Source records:
══════════════════════════════

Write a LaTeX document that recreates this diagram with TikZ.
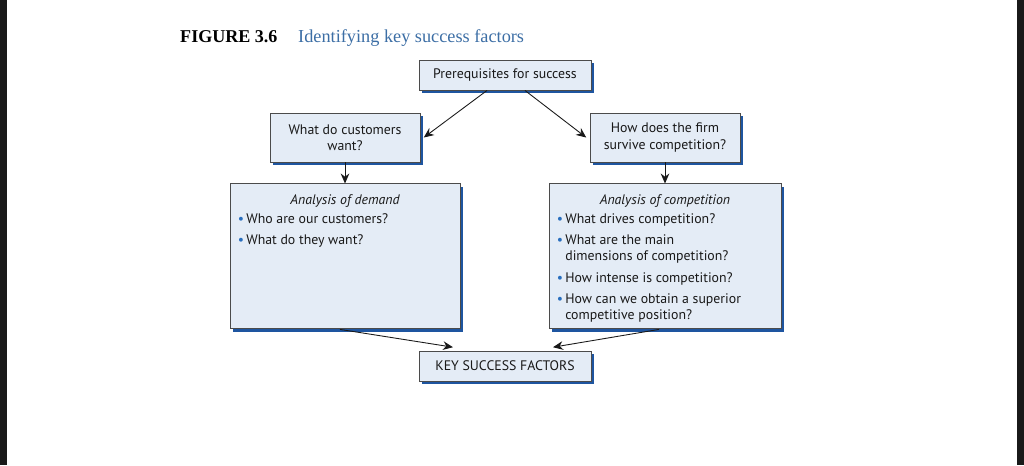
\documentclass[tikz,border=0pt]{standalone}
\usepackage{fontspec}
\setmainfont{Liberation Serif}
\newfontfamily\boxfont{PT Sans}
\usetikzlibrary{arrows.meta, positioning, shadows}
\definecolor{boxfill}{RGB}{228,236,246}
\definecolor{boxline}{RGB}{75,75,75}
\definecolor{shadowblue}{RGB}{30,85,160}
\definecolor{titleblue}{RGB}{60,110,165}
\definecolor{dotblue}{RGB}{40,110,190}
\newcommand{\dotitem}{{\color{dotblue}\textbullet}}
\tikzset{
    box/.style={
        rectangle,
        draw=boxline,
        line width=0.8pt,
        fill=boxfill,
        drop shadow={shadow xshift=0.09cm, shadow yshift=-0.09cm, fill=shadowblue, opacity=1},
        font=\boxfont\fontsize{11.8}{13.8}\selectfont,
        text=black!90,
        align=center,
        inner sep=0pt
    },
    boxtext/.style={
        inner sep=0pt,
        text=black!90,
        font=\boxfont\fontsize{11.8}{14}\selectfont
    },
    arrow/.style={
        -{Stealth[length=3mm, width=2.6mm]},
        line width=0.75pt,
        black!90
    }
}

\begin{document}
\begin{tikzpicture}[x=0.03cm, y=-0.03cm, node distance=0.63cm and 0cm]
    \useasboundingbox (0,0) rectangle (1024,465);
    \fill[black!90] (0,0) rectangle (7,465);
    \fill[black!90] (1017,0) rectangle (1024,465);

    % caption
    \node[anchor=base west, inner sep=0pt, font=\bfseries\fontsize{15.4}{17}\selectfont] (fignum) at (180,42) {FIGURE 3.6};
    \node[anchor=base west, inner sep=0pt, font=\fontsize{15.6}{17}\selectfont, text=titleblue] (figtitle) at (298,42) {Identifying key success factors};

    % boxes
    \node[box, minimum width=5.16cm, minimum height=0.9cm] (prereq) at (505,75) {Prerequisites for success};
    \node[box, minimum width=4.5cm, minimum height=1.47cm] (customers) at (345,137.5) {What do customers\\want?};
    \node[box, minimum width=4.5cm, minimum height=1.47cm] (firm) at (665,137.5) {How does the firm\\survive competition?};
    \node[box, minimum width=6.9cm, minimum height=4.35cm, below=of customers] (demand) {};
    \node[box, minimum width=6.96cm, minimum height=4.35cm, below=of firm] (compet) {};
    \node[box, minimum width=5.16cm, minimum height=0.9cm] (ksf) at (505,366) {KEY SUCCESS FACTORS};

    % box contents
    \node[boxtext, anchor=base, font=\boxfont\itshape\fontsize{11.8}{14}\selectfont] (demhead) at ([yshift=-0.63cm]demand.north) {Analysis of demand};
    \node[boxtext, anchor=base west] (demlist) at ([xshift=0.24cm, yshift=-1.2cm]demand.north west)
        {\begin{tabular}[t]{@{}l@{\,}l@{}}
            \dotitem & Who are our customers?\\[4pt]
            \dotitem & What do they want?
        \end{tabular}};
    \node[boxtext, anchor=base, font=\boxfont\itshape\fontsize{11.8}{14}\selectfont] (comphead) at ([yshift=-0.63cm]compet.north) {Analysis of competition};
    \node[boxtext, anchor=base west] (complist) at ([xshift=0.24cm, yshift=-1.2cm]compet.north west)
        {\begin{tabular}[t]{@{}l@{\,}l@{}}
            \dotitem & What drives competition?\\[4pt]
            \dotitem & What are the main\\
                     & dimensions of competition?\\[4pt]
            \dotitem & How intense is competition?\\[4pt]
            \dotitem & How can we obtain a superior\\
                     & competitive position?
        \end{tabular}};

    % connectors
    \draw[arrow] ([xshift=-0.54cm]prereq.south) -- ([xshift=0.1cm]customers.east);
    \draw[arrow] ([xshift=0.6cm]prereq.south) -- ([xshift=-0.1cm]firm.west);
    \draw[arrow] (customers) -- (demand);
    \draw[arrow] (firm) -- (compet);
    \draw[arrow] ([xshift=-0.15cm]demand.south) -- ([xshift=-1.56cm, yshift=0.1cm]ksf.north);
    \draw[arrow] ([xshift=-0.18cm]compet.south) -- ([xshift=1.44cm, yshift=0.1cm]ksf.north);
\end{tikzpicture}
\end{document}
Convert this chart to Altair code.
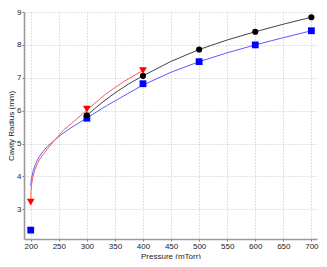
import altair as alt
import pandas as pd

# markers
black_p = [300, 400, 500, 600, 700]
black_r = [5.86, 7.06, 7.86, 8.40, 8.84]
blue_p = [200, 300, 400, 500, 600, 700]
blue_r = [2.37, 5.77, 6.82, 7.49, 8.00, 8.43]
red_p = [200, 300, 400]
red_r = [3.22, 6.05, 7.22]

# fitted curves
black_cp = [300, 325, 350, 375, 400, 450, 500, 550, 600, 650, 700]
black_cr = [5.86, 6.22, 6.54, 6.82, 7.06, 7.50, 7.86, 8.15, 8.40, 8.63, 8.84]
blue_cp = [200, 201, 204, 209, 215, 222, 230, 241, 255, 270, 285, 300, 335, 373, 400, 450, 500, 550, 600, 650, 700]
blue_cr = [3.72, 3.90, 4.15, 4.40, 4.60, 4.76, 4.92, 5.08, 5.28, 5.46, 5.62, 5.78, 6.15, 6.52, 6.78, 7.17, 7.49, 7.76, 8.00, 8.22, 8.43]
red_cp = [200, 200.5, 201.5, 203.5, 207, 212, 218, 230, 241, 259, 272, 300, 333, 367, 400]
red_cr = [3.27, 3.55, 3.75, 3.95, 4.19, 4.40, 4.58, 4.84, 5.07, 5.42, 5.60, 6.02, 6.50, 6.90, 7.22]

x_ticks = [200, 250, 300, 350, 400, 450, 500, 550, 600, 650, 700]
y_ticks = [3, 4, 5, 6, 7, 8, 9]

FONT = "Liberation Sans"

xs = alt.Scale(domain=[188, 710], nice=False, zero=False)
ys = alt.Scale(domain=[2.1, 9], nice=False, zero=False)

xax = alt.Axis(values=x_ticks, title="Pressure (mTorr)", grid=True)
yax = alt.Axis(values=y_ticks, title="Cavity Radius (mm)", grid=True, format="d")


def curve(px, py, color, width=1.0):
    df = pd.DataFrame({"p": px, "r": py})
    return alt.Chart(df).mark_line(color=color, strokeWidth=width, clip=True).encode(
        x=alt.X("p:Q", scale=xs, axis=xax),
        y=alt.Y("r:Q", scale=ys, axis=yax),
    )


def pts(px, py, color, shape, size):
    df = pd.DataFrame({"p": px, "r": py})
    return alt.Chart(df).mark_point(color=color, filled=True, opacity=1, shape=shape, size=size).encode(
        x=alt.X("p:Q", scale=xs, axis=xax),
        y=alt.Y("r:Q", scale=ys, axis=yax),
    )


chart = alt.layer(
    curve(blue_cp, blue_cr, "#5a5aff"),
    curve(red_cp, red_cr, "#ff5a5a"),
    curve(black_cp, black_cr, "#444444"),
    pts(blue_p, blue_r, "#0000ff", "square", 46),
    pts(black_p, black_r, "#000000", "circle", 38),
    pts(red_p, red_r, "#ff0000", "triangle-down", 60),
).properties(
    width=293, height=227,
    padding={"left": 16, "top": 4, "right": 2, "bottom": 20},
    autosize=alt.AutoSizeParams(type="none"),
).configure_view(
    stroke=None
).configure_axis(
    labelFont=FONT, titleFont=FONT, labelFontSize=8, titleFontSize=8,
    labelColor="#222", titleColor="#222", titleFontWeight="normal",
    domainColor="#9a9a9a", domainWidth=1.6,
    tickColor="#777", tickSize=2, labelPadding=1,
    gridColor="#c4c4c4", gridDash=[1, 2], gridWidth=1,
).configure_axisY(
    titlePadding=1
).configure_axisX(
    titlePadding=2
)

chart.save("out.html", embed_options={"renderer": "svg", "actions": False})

══════════════════════════════

Every line of the data above should be quoted exactly. Omit the pictures.

Problem solution:
Write a LaTeX document that recreates this diagram with TikZ.
\documentclass[tikz,border=0pt]{standalone}
\usepackage{fontspec}
\setmainfont{Liberation Serif}
\newfontfamily\boxfont{PT Sans}
\usetikzlibrary{arrows.meta, positioning, shadows}
\definecolor{boxfill}{RGB}{228,236,246}
\definecolor{boxline}{RGB}{75,75,75}
\definecolor{shadowblue}{RGB}{30,85,160}
\definecolor{titleblue}{RGB}{60,110,165}
\definecolor{dotblue}{RGB}{40,110,190}
\newcommand{\dotitem}{{\color{dotblue}\textbullet}}
\tikzset{
    box/.style={
        rectangle,
        draw=boxline,
        line width=0.8pt,
        fill=boxfill,
        drop shadow={shadow xshift=0.09cm, shadow yshift=-0.09cm, fill=shadowblue, opacity=1},
        font=\boxfont\fontsize{11.8}{13.8}\selectfont,
        text=black!90,
        align=center,
        inner sep=0pt
    },
    boxtext/.style={
        inner sep=0pt,
        text=black!90,
        font=\boxfont\fontsize{11.8}{14}\selectfont
    },
    arrow/.style={
        -{Stealth[length=3mm, width=2.6mm]},
        line width=0.75pt,
        black!90
    }
}

\begin{document}
\begin{tikzpicture}[x=0.03cm, y=-0.03cm, node distance=0.63cm and 0cm]
    \useasboundingbox (0,0) rectangle (1024,465);
    \fill[black!90] (0,0) rectangle (7,465);
    \fill[black!90] (1017,0) rectangle (1024,465);

    % caption
    \node[anchor=base west, inner sep=0pt, font=\bfseries\fontsize{15.4}{17}\selectfont] (fignum) at (180,42) {FIGURE 3.6};
    \node[anchor=base west, inner sep=0pt, font=\fontsize{15.6}{17}\selectfont, text=titleblue] (figtitle) at (298,42) {Identifying key success factors};

    % boxes
    \node[box, minimum width=5.16cm, minimum height=0.9cm] (prereq) at (505,75) {Prerequisites for success};
    \node[box, minimum width=4.5cm, minimum height=1.47cm] (customers) at (345,137.5) {What do customers\\want?};
    \node[box, minimum width=4.5cm, minimum height=1.47cm] (firm) at (665,137.5) {How does the firm\\survive competition?};
    \node[box, minimum width=6.9cm, minimum height=4.35cm, below=of customers] (demand) {};
    \node[box, minimum width=6.96cm, minimum height=4.35cm, below=of firm] (compet) {};
    \node[box, minimum width=5.16cm, minimum height=0.9cm] (ksf) at (505,366) {KEY SUCCESS FACTORS};

    % box contents
    \node[boxtext, anchor=base, font=\boxfont\itshape\fontsize{11.8}{14}\selectfont] (demhead) at ([yshift=-0.63cm]demand.north) {Analysis of demand};
    \node[boxtext, anchor=base west] (demlist) at ([xshift=0.24cm, yshift=-1.2cm]demand.north west)
        {\begin{tabular}[t]{@{}l@{\,}l@{}}
            \dotitem & Who are our customers?\\[4pt]
            \dotitem & What do they want?
        \end{tabular}};
    \node[boxtext, anchor=base, font=\boxfont\itshape\fontsize{11.8}{14}\selectfont] (comphead) at ([yshift=-0.63cm]compet.north) {Analysis of competition};
    \node[boxtext, anchor=base west] (complist) at ([xshift=0.24cm, yshift=-1.2cm]compet.north west)
        {\begin{tabular}[t]{@{}l@{\,}l@{}}
            \dotitem & What drives competition?\\[4pt]
            \dotitem & What are the main\\
                     & dimensions of competition?\\[4pt]
            \dotitem & How intense is competition?\\[4pt]
            \dotitem & How can we obtain a superior\\
                     & competitive position?
        \end{tabular}};

    % connectors
    \draw[arrow] ([xshift=-0.54cm]prereq.south) -- ([xshift=0.1cm]customers.east);
    \draw[arrow] ([xshift=0.6cm]prereq.south) -- ([xshift=-0.1cm]firm.west);
    \draw[arrow] (customers) -- (demand);
    \draw[arrow] (firm) -- (compet);
    \draw[arrow] ([xshift=-0.15cm]demand.south) -- ([xshift=-1.56cm, yshift=0.1cm]ksf.north);
    \draw[arrow] ([xshift=-0.18cm]compet.south) -- ([xshift=1.44cm, yshift=0.1cm]ksf.north);
\end{tikzpicture}
\end{document}
Convert this chart to Altair code.
import altair as alt
import pandas as pd

# markers
black_p = [300, 400, 500, 600, 700]
black_r = [5.86, 7.06, 7.86, 8.40, 8.84]
blue_p = [200, 300, 400, 500, 600, 700]
blue_r = [2.37, 5.77, 6.82, 7.49, 8.00, 8.43]
red_p = [200, 300, 400]
red_r = [3.22, 6.05, 7.22]

# fitted curves
black_cp = [300, 325, 350, 375, 400, 450, 500, 550, 600, 650, 700]
black_cr = [5.86, 6.22, 6.54, 6.82, 7.06, 7.50, 7.86, 8.15, 8.40, 8.63, 8.84]
blue_cp = [200, 201, 204, 209, 215, 222, 230, 241, 255, 270, 285, 300, 335, 373, 400, 450, 500, 550, 600, 650, 700]
blue_cr = [3.72, 3.90, 4.15, 4.40, 4.60, 4.76, 4.92, 5.08, 5.28, 5.46, 5.62, 5.78, 6.15, 6.52, 6.78, 7.17, 7.49, 7.76, 8.00, 8.22, 8.43]
red_cp = [200, 200.5, 201.5, 203.5, 207, 212, 218, 230, 241, 259, 272, 300, 333, 367, 400]
red_cr = [3.27, 3.55, 3.75, 3.95, 4.19, 4.40, 4.58, 4.84, 5.07, 5.42, 5.60, 6.02, 6.50, 6.90, 7.22]

x_ticks = [200, 250, 300, 350, 400, 450, 500, 550, 600, 650, 700]
y_ticks = [3, 4, 5, 6, 7, 8, 9]

FONT = "Liberation Sans"

xs = alt.Scale(domain=[188, 710], nice=False, zero=False)
ys = alt.Scale(domain=[2.1, 9], nice=False, zero=False)

xax = alt.Axis(values=x_ticks, title="Pressure (mTorr)", grid=True)
yax = alt.Axis(values=y_ticks, title="Cavity Radius (mm)", grid=True, format="d")


def curve(px, py, color, width=1.0):
    df = pd.DataFrame({"p": px, "r": py})
    return alt.Chart(df).mark_line(color=color, strokeWidth=width, clip=True).encode(
        x=alt.X("p:Q", scale=xs, axis=xax),
        y=alt.Y("r:Q", scale=ys, axis=yax),
    )


def pts(px, py, color, shape, size):
    df = pd.DataFrame({"p": px, "r": py})
    return alt.Chart(df).mark_point(color=color, filled=True, opacity=1, shape=shape, size=size).encode(
        x=alt.X("p:Q", scale=xs, axis=xax),
        y=alt.Y("r:Q", scale=ys, axis=yax),
    )


chart = alt.layer(
    curve(blue_cp, blue_cr, "#5a5aff"),
    curve(red_cp, red_cr, "#ff5a5a"),
    curve(black_cp, black_cr, "#444444"),
    pts(blue_p, blue_r, "#0000ff", "square", 46),
    pts(black_p, black_r, "#000000", "circle", 38),
    pts(red_p, red_r, "#ff0000", "triangle-down", 60),
).properties(
    width=293, height=227,
    padding={"left": 16, "top": 4, "right": 2, "bottom": 20},
    autosize=alt.AutoSizeParams(type="none"),
).configure_view(
    stroke=None
).configure_axis(
    labelFont=FONT, titleFont=FONT, labelFontSize=8, titleFontSize=8,
    labelColor="#222", titleColor="#222", titleFontWeight="normal",
    domainColor="#9a9a9a", domainWidth=1.6,
    tickColor="#777", tickSize=2, labelPadding=1,
    gridColor="#c4c4c4", gridDash=[1, 2], gridWidth=1,
).configure_axisY(
    titlePadding=1
).configure_axisX(
    titlePadding=2
)

chart.save("out.html", embed_options={"renderer": "svg", "actions": False})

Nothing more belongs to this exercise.